-------- RECORDED INFORMATION
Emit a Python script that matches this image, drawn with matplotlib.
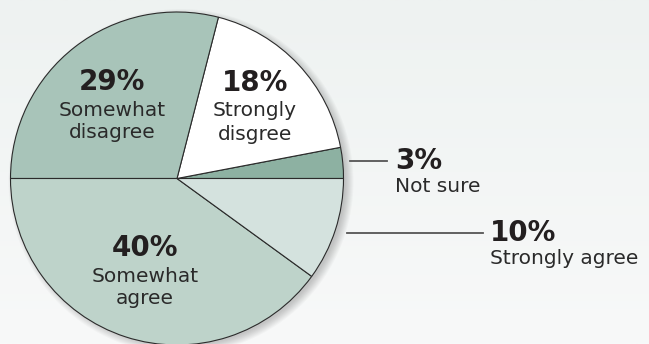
import numpy as np
import matplotlib.pyplot as plt
from matplotlib.patches import Circle

# survey answers, counter-clockwise from 3 o'clock
labels = ['Not sure', 'Strongly\ndisgree', 'Somewhat\ndisagree', 'Somewhat\nagree', 'Strongly agree']
shares = [3, 18, 29, 40, 10]
colors = ['#8db1a2', '#ffffff', '#a8c4b9', '#bed3ca', '#d4e2de']

W, H = 649, 344
CX, CY, R = 177, 165.5, 166.5
INK = '#231f20'
BIG, SMALL = 20, 14.5

plt.rcParams['font.family'] = ['DejaVu Sans']

fig = plt.figure(figsize=(W / 100, H / 100), dpi=100)
ax = fig.add_axes([0, 0, 1, 1])

# soft vertical background
grad = np.linspace(0, 1, 256).reshape(-1, 1)
bg = plt.matplotlib.colors.LinearSegmentedColormap.from_list('bg', ['#f8f9f9', '#eef2f1'])
ax.imshow(grad, extent=(0, W, 0, H), origin='lower', cmap=bg, aspect='auto', zorder=0)

# drop shadow under the pie, pushed to the lower right
for k in range(9):
    ax.add_patch(Circle((CX + 4, CY - 3), R - 2 + k * 1.0, color='black',
                        alpha=0.022, lw=0, zorder=1))

wedges, _ = ax.pie(shares, colors=colors, startangle=0, counterclock=True,
                   center=(CX, CY), radius=R, frame=True,
                   wedgeprops=dict(edgecolor='#2b2b2b', linewidth=0.8))
for w in wedges:
    w.set_zorder(2)

def block(x, y, pct, text, ha='center'):
    ax.text(x, y, f'{pct}%', ha=ha, va='center', fontsize=BIG,
            fontweight='bold', color=INK, zorder=5)
    for i, line in enumerate(text.split('\n')):
        ax.text(x, y - 28 - i * 23, line, ha=ha, va='center', fontsize=SMALL,
                color='#2a2a2a', zorder=5)

block(112, 262, shares[2], labels[2])
block(255, 261, shares[1], labels[1])
block(145, 96, shares[3], labels[3])

# outside labels with leader lines
ax.plot([350, 387], [183, 183], color='#555555', lw=1.3, zorder=4)
ax.text(395, 183, f'{shares[0]}%', ha='left', va='center', fontsize=BIG,
        fontweight='bold', color=INK)
ax.text(395, 158, labels[0], ha='left', va='center', fontsize=SMALL, color='#2a2a2a')

ax.plot([347, 483], [111, 111], color='#555555', lw=1.3, zorder=4)
ax.text(490, 111, f'{shares[4]}%', ha='left', va='center', fontsize=BIG,
        fontweight='bold', color=INK)
ax.text(490, 86, labels[4], ha='left', va='center', fontsize=SMALL, color='#2a2a2a')

ax.set_xlim(0, W)
ax.set_ylim(0, H)
ax.set_aspect('auto')
ax.axis('off')

fig.savefig('out.png', dpi=100)
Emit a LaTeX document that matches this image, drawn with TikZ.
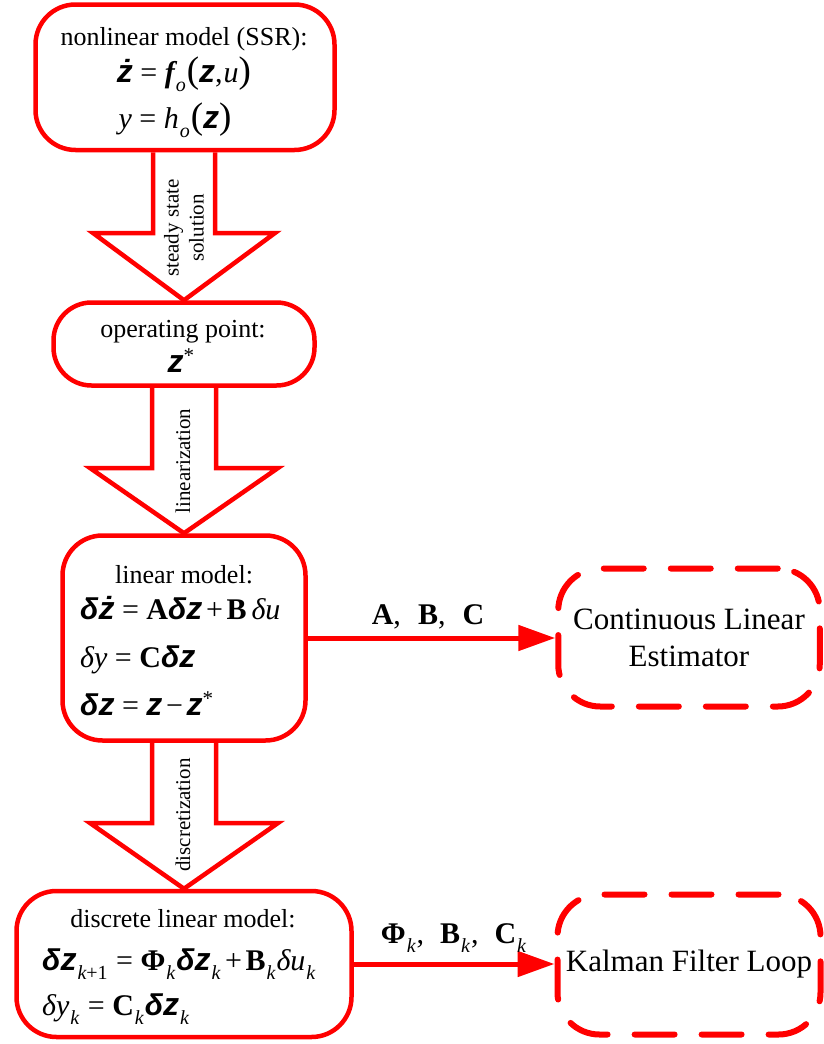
\documentclass[tikz,border=0pt]{standalone}
\usepackage{fontspec}
\setmainfont{Liberation Serif}
\newfontfamily\sansfam{Liberation Sans}
\usetikzlibrary{arrows.meta,calc}
\newcommand\vz{{\sansfam\bfseries\itshape\fontsize{32}{32}\selectfont z}}
\newcommand\vzdot{{\sansfam\bfseries\itshape\fontsize{32}{32}\selectfont ż}}
\newcommand\bd{{\sansfam\bfseries\itshape\fontsize{30}{30}\selectfont δ}}
\newcommand\dl{{\itshape δ}}
\newcommand\sbk[1]{\kern1pt\raisebox{-0.3em}{\fontsize{20}{20}\selectfont\itshape #1}\kern1pt}
\newcommand\eqs{\hspace{0.25em}=\hspace{0.25em}}
\newcommand\pls{\hspace{0.12em}+\hspace{0.12em}}
\newcommand\mns{\hspace{0.12em}−\hspace{0.12em}}
\newcommand\bigp[1]{{\fontsize{37}{37}\selectfont #1}}
\tikzset{
  box/.style={draw=red, line width=4.5pt, rounded corners=40pt, inner sep=0pt},
  dbox/.style={draw=red, line width=6pt, rounded corners=42pt, dash pattern=on 40pt off 27pt,
    line cap=round, inner sep=0pt, align=center, font=\fontsize{31}{37}\selectfont},
  blk/.style={draw=red, line width=4.5pt, line join=miter},
  conn/.style={draw=red, line width=5pt, -{Triangle[length=37pt,width=25pt]}},
  ttl/.style={font=\fontsize{26}{30}\selectfont, anchor=base, inner sep=0pt},
  eqc/.style={font=\fontsize{30}{32}\selectfont, anchor=base, inner sep=0pt},
  eq/.style={font=\fontsize{30}{32}\selectfont, anchor=base west, inner sep=0pt},
  rot/.style={font=\fontsize{21}{25}\selectfont, rotate=90, align=center, inner sep=0pt},
  lab/.style={font=\fontsize{30}{32}\selectfont, anchor=base, inner sep=0pt}
}
\begin{document}
\begin{tikzpicture}[x=1pt,y=-1pt]
\useasboundingbox (0,0) rectangle (823,1044);
% boxes
\node[box, minimum width=299pt, minimum height=145.5pt] (b1) at (185,77.25) {};
\node[box, rounded corners=38pt, minimum width=261pt, minimum height=83pt] (b2) at (184,344) {};
\node[box, minimum width=243pt, minimum height=205pt] (b3) at (184,638) {};
\node[box, minimum width=335pt, minimum height=146pt] (b4) at (184,964) {};
\node[dbox, minimum width=261.5pt, minimum height=138pt] (b5) at (689,637.5) {Continuous Linear\\Estimator};
\node[dbox, minimum width=263pt, minimum height=140pt] (b6) at (689,964.5) {Kalman Filter Loop};
% block arrows
\draw[blk] let \p1=(b2.north), \p2=(b1.south) in
  (\x1-31pt,\y2) -- (\x1-31pt,-233pt) -- (\x1-91pt,-233pt) -- (\p1)
  -- (\x1+91pt,-233pt) -- (\x1+31pt,-233pt) -- (\x1+31pt,\y2);
\draw[blk] let \p1=(b3.north), \p2=(b2.south) in
  (\x1-32pt,\y2) -- (\x1-32pt,-468pt) -- (\x1-94pt,-468pt) -- (\p1)
  -- (\x1+94pt,-468pt) -- (\x1+32pt,-468pt) -- (\x1+32pt,\y2);
\draw[blk] let \p1=(b4.north), \p2=(b3.south) in
  (\x1-32pt,\y2) -- (\x1-32pt,-823pt) -- (\x1-94pt,-823pt) -- (\p1)
  -- (\x1+94pt,-823pt) -- (\x1+32pt,-823pt) -- (\x1+32pt,\y2);
\node[rot] (l1) at (184,228) {steady state\\solution};
\node[rot] (l2) at (183,461) {linearization};
\node[rot] (l3) at (183,815) {discretization};
% connectors
\draw[conn] (b3.east) -- (b3.east -| b5.west);
\draw[conn] (b4.east) -- (b4.east -| b6.west);
\node[lab] (lab1) at (428,624) {\textbf{A},\hspace{17pt}\textbf{B},\hspace{17pt}\textbf{C}};
\node[lab] (lab2) at (454,943) {\textbf{Φ}\sbk{k},\hspace{16pt}\textbf{B}\sbk{k},\hspace{16pt}\textbf{C}\sbk{k}};
% box 1 text
\node[ttl] (t1a) at (184,45) {nonlinear model (SSR):};
\node[eqc] (t1b) at (184,82) {\vzdot\eqs{\bfseries\itshape f}\sbk{o}\bigp{(}\vz,\kern1pt{\itshape u}\bigp{)}};
\node[eqc] (t1c) at (175,128) {{\itshape y}\eqs{\itshape h}\sbk{o}\bigp{(}\vz\bigp{)}};
% box 2 text
\node[ttl] (t2a) at (183,337) {operating point:};
\node[eqc] (t2b) at (181,372) {\vz\textsuperscript{*}};
% box 3 text
\node[ttl] (t3a) at (184,583) {linear model:};
\node[eq] (t3b) at (80,619) {\bd\vzdot\eqs\textbf{A}\bd\vz\pls\textbf{B}\,\dl{\itshape u}};
\node[eq] (t3c) at (80,667) {\dl{\itshape y}\eqs\textbf{C}\bd\vz};
\node[eq] (t3d) at (80,715) {\bd\vz\eqs\vz\mns\vz\textsuperscript{*}};
% box 4 text
\node[ttl] (t4a) at (183,927) {discrete linear model:};
\node[eq] (t4b) at (42,970) {\bd\vz\sbk{k{\upshape +1}}\eqs\textbf{Φ}\sbk{k}\bd\vz\sbk{k}\pls\textbf{B}\sbk{k}\dl{\itshape u}\sbk{k}};
\node[eq] (t4c) at (42,1015) {\dl{\itshape y}\sbk{k}\eqs\textbf{C}\sbk{k}\bd\vz\sbk{k}};
\end{tikzpicture}
\end{document}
----------------
§ WORK TO DO: Go over the data above and copy every line that has the word "with" in it.

§ FINISHED EXERCISE:
Emit a Python script that matches this image, drawn with matplotlib.
# outside labels with leader lines
Emit a LaTeX document that matches this image, drawn with TikZ.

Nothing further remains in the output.